#### THE PROBLEM:
Quote from the first line below through the line that contains "from matplotlib.ticker import FuncFormatter", both included, and leave the pictures out.

#### ENTRIES:
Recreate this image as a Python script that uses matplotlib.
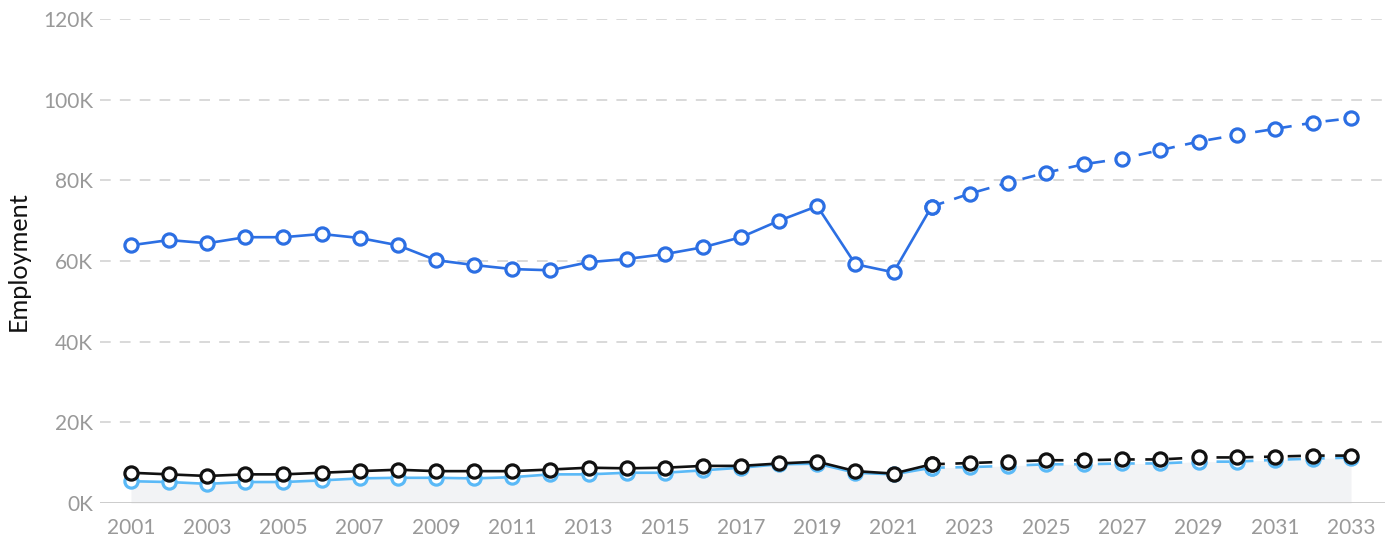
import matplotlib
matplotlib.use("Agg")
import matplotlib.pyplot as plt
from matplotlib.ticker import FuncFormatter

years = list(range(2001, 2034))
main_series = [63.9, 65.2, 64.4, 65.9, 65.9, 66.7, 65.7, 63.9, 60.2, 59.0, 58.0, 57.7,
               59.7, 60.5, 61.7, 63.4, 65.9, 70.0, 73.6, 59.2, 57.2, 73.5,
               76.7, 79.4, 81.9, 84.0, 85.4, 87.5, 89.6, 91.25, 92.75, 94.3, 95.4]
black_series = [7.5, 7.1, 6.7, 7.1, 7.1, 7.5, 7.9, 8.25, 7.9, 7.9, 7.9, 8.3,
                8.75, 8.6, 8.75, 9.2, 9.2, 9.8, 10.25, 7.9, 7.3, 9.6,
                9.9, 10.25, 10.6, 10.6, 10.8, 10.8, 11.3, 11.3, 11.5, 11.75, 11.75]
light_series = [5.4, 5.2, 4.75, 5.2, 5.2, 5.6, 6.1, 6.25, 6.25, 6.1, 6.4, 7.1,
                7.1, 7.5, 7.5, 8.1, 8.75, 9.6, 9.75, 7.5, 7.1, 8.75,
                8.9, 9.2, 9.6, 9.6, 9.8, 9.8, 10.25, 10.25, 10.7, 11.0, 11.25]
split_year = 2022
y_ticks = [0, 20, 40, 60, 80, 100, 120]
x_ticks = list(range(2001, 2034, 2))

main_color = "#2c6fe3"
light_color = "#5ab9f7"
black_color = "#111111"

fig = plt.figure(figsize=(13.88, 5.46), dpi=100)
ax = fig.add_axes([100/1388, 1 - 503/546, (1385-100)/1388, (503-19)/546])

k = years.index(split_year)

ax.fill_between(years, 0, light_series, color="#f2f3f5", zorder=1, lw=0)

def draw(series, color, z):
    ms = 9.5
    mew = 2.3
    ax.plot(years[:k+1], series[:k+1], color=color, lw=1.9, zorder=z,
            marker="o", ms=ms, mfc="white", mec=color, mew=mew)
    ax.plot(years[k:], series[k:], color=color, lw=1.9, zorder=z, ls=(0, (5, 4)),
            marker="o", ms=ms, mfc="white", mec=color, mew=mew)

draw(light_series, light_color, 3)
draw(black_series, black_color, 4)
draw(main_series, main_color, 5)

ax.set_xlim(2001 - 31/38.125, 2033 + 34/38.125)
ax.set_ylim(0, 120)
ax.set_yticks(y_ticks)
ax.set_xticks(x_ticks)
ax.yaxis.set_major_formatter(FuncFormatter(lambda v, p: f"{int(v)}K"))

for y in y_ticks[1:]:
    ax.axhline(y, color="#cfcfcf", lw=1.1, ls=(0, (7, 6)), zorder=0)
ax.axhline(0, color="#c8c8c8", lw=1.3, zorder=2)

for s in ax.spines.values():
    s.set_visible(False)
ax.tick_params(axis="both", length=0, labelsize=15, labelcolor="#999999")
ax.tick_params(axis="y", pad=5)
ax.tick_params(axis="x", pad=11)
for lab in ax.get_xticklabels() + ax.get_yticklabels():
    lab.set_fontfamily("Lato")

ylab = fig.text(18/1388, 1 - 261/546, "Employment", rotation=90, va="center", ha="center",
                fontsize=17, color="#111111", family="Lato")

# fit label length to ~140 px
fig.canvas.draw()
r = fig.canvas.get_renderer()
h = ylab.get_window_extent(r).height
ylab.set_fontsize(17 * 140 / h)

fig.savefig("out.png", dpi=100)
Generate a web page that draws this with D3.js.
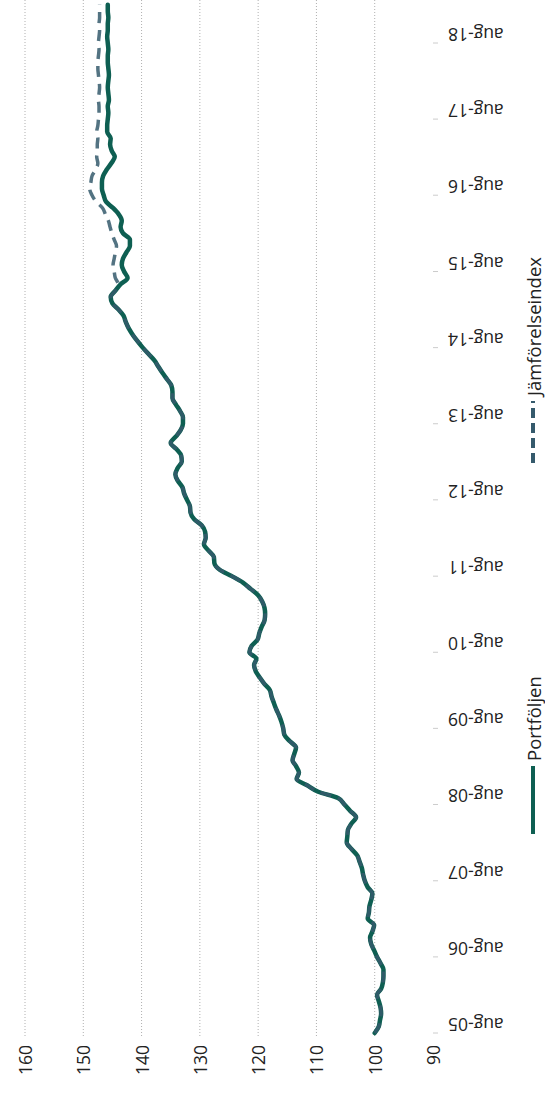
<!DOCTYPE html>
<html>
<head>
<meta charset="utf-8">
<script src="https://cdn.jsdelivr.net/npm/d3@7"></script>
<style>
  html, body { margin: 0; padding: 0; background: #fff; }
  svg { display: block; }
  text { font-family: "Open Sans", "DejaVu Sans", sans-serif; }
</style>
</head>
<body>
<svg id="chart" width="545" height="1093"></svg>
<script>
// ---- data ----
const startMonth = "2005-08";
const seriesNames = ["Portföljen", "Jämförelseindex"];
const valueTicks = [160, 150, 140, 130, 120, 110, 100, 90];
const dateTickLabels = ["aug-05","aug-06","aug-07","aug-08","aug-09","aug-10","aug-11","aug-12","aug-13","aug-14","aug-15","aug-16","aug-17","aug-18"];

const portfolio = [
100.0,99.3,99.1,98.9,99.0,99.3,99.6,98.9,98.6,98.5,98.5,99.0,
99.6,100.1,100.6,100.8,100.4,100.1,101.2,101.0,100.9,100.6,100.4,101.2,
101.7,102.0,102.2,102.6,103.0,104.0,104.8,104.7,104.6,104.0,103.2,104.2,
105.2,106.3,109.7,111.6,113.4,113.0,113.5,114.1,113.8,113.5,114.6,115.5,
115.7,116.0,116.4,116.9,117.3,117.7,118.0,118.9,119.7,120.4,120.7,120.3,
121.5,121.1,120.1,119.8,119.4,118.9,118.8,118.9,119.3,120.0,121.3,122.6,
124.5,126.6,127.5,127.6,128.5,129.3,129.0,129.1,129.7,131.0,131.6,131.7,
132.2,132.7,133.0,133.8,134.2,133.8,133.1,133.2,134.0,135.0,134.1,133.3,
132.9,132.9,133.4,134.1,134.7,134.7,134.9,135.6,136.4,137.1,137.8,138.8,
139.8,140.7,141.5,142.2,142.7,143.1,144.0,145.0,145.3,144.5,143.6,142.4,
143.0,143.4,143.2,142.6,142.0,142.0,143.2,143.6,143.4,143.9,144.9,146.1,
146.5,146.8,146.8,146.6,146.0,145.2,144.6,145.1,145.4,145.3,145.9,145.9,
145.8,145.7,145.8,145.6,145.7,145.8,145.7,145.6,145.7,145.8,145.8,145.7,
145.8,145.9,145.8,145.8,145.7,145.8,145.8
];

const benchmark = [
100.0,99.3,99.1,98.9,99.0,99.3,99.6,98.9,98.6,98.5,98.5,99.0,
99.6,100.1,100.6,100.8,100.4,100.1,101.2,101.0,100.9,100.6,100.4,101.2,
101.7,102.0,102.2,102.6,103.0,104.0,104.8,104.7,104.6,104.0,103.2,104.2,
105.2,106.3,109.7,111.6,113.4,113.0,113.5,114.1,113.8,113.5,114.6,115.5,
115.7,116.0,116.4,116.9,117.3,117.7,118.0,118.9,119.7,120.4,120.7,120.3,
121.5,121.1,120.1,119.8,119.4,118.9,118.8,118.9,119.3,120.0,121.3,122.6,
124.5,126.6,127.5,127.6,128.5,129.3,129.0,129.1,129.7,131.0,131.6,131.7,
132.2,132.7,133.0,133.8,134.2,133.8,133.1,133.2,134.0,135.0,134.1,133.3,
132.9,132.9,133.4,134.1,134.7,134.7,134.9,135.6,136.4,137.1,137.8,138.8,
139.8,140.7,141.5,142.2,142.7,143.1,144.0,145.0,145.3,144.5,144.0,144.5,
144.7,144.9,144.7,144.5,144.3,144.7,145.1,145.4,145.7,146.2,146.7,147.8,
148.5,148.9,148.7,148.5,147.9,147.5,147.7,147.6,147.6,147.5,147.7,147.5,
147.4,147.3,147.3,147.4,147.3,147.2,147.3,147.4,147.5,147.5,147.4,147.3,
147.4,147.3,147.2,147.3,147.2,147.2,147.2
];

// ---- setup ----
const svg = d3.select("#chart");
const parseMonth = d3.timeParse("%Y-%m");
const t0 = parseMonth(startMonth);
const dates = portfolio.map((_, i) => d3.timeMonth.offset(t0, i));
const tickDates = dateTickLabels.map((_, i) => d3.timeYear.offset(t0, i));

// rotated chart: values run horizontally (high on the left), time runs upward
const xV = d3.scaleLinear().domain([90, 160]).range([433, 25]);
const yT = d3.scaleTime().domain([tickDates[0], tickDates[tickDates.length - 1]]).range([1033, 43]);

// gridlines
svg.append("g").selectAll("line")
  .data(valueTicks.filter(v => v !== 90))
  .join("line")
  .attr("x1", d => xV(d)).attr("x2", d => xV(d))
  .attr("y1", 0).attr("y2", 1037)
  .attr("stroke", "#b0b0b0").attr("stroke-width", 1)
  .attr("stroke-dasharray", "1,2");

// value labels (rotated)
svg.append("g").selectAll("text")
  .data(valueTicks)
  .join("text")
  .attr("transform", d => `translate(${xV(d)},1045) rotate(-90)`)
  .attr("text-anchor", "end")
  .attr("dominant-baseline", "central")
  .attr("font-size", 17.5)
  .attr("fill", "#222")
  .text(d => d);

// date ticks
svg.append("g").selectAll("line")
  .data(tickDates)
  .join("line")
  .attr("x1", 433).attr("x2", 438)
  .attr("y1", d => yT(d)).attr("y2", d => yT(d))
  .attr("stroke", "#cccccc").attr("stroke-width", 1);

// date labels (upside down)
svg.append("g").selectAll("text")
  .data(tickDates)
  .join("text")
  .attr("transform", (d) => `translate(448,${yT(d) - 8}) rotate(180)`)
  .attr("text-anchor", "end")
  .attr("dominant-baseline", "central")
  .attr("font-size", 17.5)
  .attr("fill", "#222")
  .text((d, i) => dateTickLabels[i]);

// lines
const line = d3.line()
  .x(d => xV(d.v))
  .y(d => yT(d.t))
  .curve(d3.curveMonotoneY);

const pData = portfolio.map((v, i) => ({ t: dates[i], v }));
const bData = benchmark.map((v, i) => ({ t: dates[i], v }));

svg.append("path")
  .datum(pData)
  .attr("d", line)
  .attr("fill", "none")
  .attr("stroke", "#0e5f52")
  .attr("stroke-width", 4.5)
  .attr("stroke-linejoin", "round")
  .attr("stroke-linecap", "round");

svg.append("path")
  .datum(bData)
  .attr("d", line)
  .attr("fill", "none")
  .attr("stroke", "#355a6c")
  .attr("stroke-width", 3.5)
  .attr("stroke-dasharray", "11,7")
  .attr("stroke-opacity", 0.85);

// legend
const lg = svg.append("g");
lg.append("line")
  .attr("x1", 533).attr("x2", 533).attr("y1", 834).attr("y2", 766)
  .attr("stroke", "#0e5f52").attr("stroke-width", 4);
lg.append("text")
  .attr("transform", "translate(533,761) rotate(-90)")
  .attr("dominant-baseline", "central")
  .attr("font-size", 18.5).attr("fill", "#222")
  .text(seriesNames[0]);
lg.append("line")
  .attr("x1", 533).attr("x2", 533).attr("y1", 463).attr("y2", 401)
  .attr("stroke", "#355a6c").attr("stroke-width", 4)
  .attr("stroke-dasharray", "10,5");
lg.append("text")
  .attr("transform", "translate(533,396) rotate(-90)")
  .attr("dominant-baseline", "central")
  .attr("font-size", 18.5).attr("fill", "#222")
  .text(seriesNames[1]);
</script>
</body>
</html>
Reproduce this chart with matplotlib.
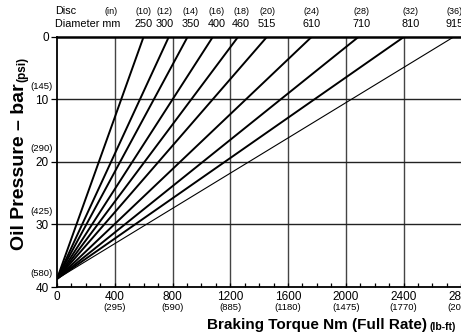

#### SOLVED EXERCISE:
Recreate this image as a Python script that uses matplotlib.
import matplotlib
matplotlib.use("Agg")
import matplotlib.pyplot as plt
from matplotlib.ticker import FuncFormatter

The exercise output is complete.